Sources essentielles pour aller plus loin
- France Télévisions : annonce d’adoption C2PA et distinction EBU.
- EBU : adoption opérationnelle et cadre de mise en production.
- C2PA / CAI : standard, icône officielle, logique de Content Credentials.
- Plateformes : état de l’affichage et limites actuelles.
- Contexte pub programmatique.
FAQ
C2PA détecte-t-il les deepfakes ?
Non. C2PA atteste l’origine et l’historique d’un média. Il ne « devine » pas si c’est vrai ; il produit une preuve vérifiable de provenance.
Le public voit-il quelque chose à l’écran ?
Oui, via une icône et un panneau d’info qui détaillent la provenance et les modifications déclarées. La visibilité dépend toutefois de chaque plateforme de diffusion.
Que se passe-t-il si un réseau social supprime les métadonnées ?

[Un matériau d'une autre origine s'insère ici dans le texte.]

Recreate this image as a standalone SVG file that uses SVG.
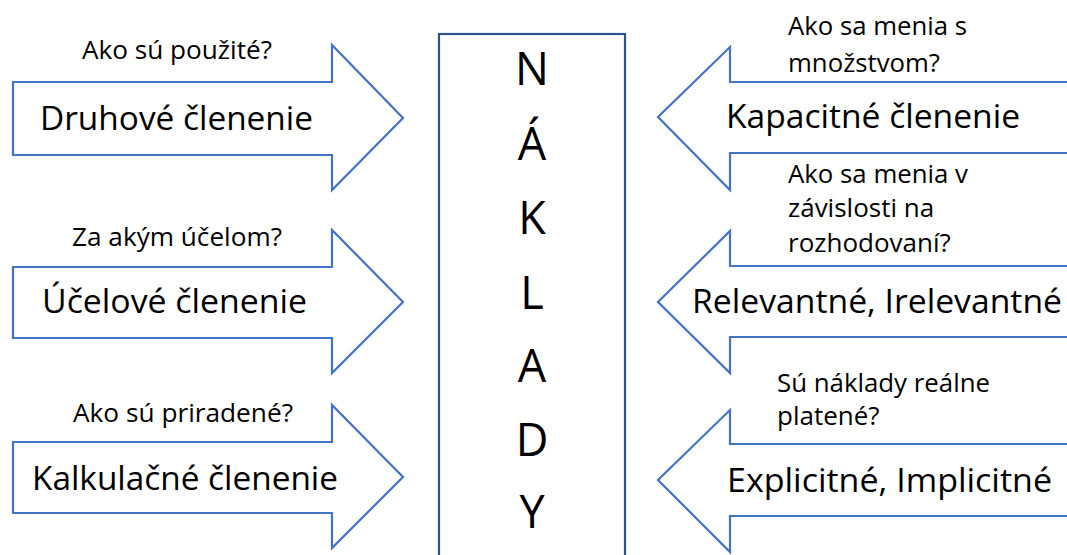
<svg xmlns="http://www.w3.org/2000/svg" width="1067" height="555" viewBox="0 0 1067 555">
<style>
.arrow{fill:#ffffff;stroke:#4472C4;stroke-width:2.2;stroke-linejoin:miter}
.box{fill:#ffffff;stroke:#2F528F;stroke-width:2.2}
text{font-family:"Open Sans","Noto Sans","Liberation Sans",sans-serif;fill:#000000}
.big{font-size:33px}
.q{font-size:26px}
.letter{font-size:45px;text-anchor:middle}
</style>
<rect width="1067" height="555" fill="#ffffff"/>
<g id="connectors">
<polygon class="arrow" points="13,82 332,82 332,45 403,118 332,190 332,155 13,155"/>
<polygon class="arrow" points="13,267 332,267 332,230 403,302 332,373 332,338 13,338"/>
<polygon class="arrow" points="13,442 332,442 332,405 403,477 332,548 332,513 13,513"/>
<polygon class="arrow" points="1070,82 730,82 730,47 658,117 730,190 730,153 1070,153"/>
<polygon class="arrow" points="1070,266 730,266 730,231 658,302 730,373 730,337 1070,337"/>
<polygon class="arrow" points="1070,444 730,444 730,410 658,480 730,552 730,516 1070,516"/>
</g>
<g id="naklady">
<rect class="box" x="439" y="34" width="186" height="530"/>
<text class="letter" x="532" y="85">N</text>
<text class="letter" x="532" y="160">Á</text>
<text class="letter" x="532" y="234">K</text>
<text class="letter" x="532" y="309">L</text>
<text class="letter" x="532" y="382">A</text>
<text class="letter" x="532" y="456">D</text>
<text class="letter" x="532" y="528">Y</text>
</g>
<g id="druhove">
<text class="q" x="82" y="59" textLength="190" lengthAdjust="spacingAndGlyphs">Ako sú použité?</text>
<text class="big" x="40" y="130" textLength="273" lengthAdjust="spacingAndGlyphs">Druhové členenie</text>
</g>
<g id="ucelove">
<text class="q" x="72" y="246" textLength="210" lengthAdjust="spacingAndGlyphs">Za akým účelom?</text>
<text class="big" x="42" y="313" textLength="265" lengthAdjust="spacingAndGlyphs">Účelové členenie</text>
</g>
<g id="kalkulacne">
<text class="q" x="73" y="422" textLength="220" lengthAdjust="spacingAndGlyphs">Ako sú priradené?</text>
<text class="big" x="32" y="490" textLength="306" lengthAdjust="spacingAndGlyphs">Kalkulačné členenie</text>
</g>
<g id="kapacitne">
<text class="q" x="788" y="35" textLength="179" lengthAdjust="spacingAndGlyphs">Ako sa menia s</text>
<text class="q" x="788" y="72" textLength="152" lengthAdjust="spacingAndGlyphs">množstvom?</text>
<text class="big" x="726" y="128" textLength="294" lengthAdjust="spacingAndGlyphs">Kapacitné členenie</text>
</g>
<g id="relevantne">
<text class="q" x="788" y="183" textLength="180" lengthAdjust="spacingAndGlyphs">Ako sa menia v</text>
<text class="q" x="788" y="217">závislosti na</text>
<text class="q" x="788" y="252">rozhodovaní?</text>
<text class="big" x="692" y="313" textLength="370" lengthAdjust="spacingAndGlyphs">Relevantné, Irelevantné</text>
</g>
<g id="explicitne">
<text class="q" x="777" y="392" textLength="213" lengthAdjust="spacingAndGlyphs">Sú náklady reálne</text>
<text class="q" x="777" y="425">platené?</text>
<text class="big" x="727" y="492" textLength="325" lengthAdjust="spacingAndGlyphs">Explicitné, Implicitné</text>
</g>
</svg>
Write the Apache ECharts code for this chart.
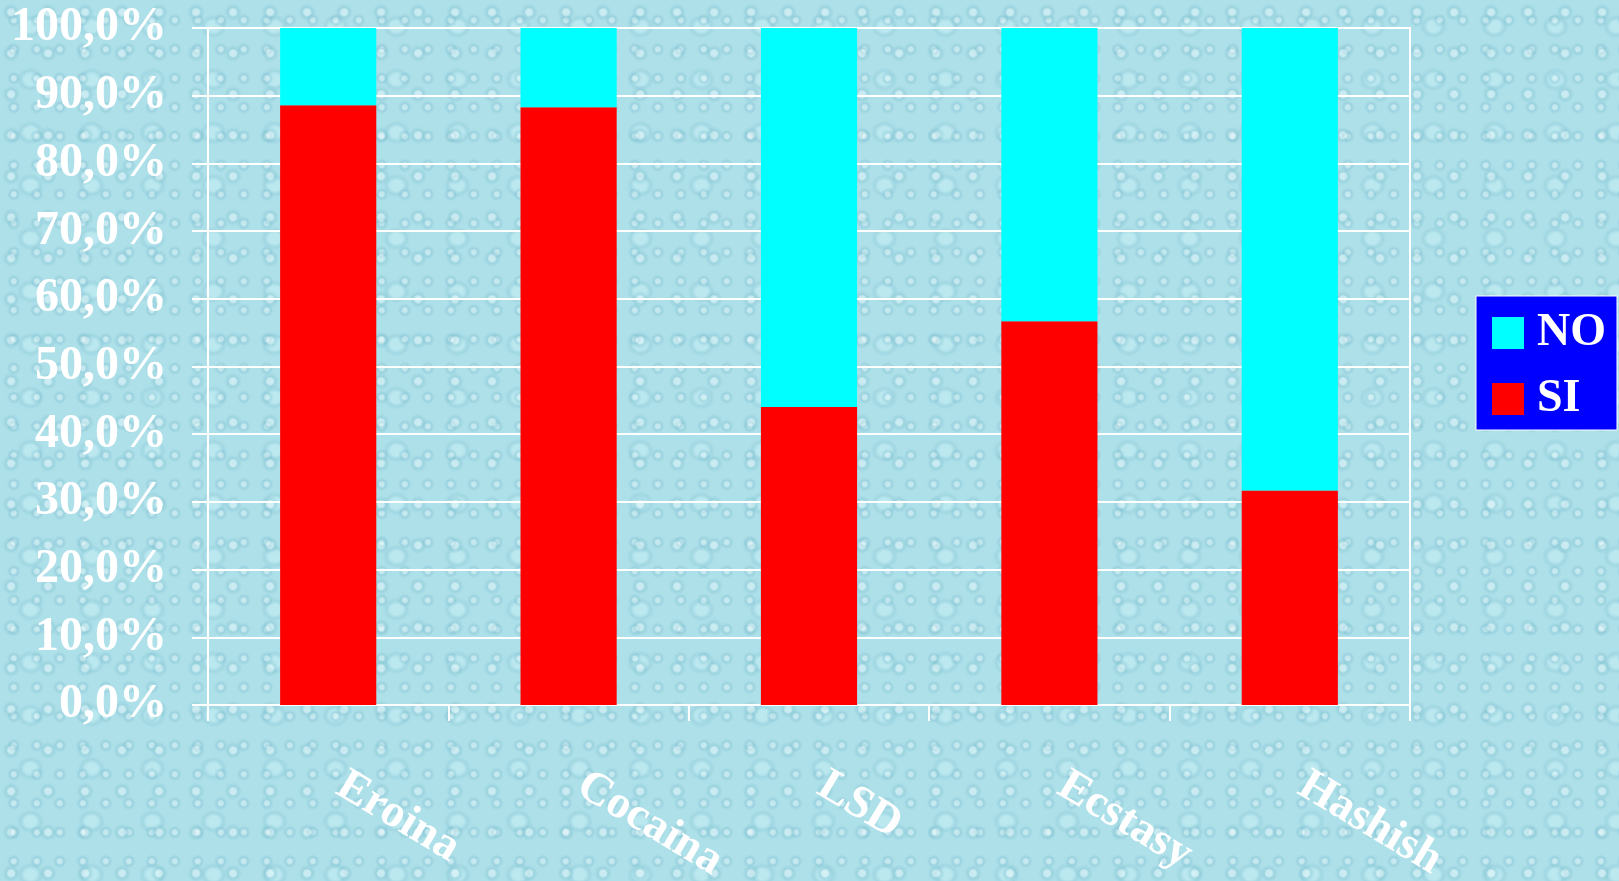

Le média reste signé côté source et sur les sites du diffuseur, mais la preuve devient invisible sur la plateforme. C’est un sujet d’interopérabilité en cours avec les acteurs du secteur.
Quel lien avec la publicité et la brand safety ?
Des inventaires estampillés facilitent les listes positives et peuvent améliorer la confiance des acheteurs. L’effet sur CPM et complétion doit être mesuré par éditeur.
Qui pilote le respect des droits et de la vie privée ?
La rédaction et la DPO. C2PA documente les étapes ; il n’exonère pas des obligations RGPD ni des licences d’images.
Conclusion
L’adoption de C2PA par France Télévisions marque un tournant : l’authenticité devient une fonction de base de la production, utile à l’info comme au sport, aux archives comme à la publicité. L’enjeu 2025 n’est plus de prouver la faisabilité technique, mais d’aligner tout l’écosystème, du MAM aux plateformes. Les premiers bénéfices sont clairs : meilleure auditabilité, pédagogie côté public, levier de confiance pour les annonceurs. Les chantiers à poursuivre le sont tout autant : affichage universel, gouvernance des clés, mesure d’impact sur la monétisation. Quand l’authenticité est visible partout, la discussion sur les images et vidéos redevient rationnelle. Et c’est précisément ce qu’un standard ouvert, conçu avec l’appui d’Adobe et de partenaires médias, promet d’installer durablement.